Redistribution et couplage des aides
L'une des grosses critiques faites à la PAC est qu'environ 20% des producteurs bénéficient de 80% des aides. Cette réforme a donc visé une meilleure redistribution des aides en sortant des calculs d'attribution basés sur des références historiques et en prévoyant une convergence des aides entre Etats membres et au sein des Etats membres. L'objectif est de limiter à 60% la différence entre les paiements les plus bas et la moyenne nationale, d'ici 2019. A l'origine, la commission proposait une convergence totale d'ici 2020.

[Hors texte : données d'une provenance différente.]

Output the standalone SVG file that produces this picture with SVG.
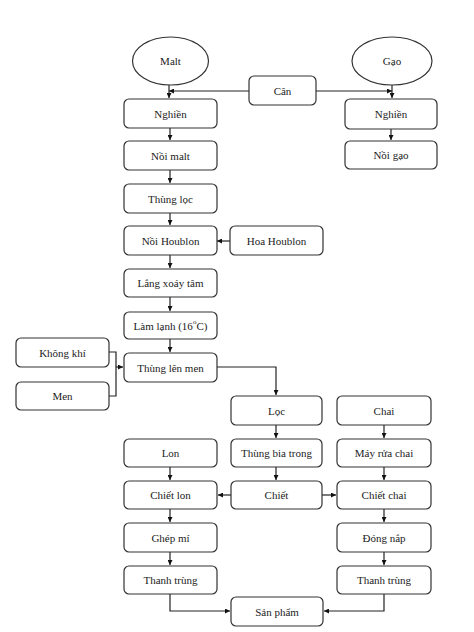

Cette convergence sera toutefois relative puisque les Etats membres auront la possibilité de limiter les pertes d'aides pour les plus gros bénéficiaires à 30%. De même, la possibilité d'un plafonnement des aides à 300.000 € a seulement été retenue comme une option. "Ce point ne concerne pourtant que 35.000 exploitations agricoles en Europe sur 13 millions", réagit l'eurodéputé José Bové. En revanche, les aides seront dégressives à partir de 150.000€.
Enfin, certaines mesures ont été décidées pour soutenir les acteurs et/ou secteurs les plus fragiles. Les jeunes agriculteurs et les petites exploitations pourront bénéficier de surprimes. Le couplage des aides, fixé à 13% des aides directes auxquels sont ajoutés 2% pour les protéagineux, devrait permettre aux Etats d'octroyer des paiements à des produits spécifiques. "Ce couplage a pour but d'éviter que les choix agricoles de la France soient dictés par les prix, comme c'est le cas pour les céréales dont les prix sont très volatils, a expliqué Stéphane Le Foll. Il permettra notamment de compenser la plus faible productivité de l'élevage". Pour Samuel Féret, "le couplage des aides est une avancée pour autant que cet instrument soit correctement ciblé vers l'élevage et l'autonomie fourragère".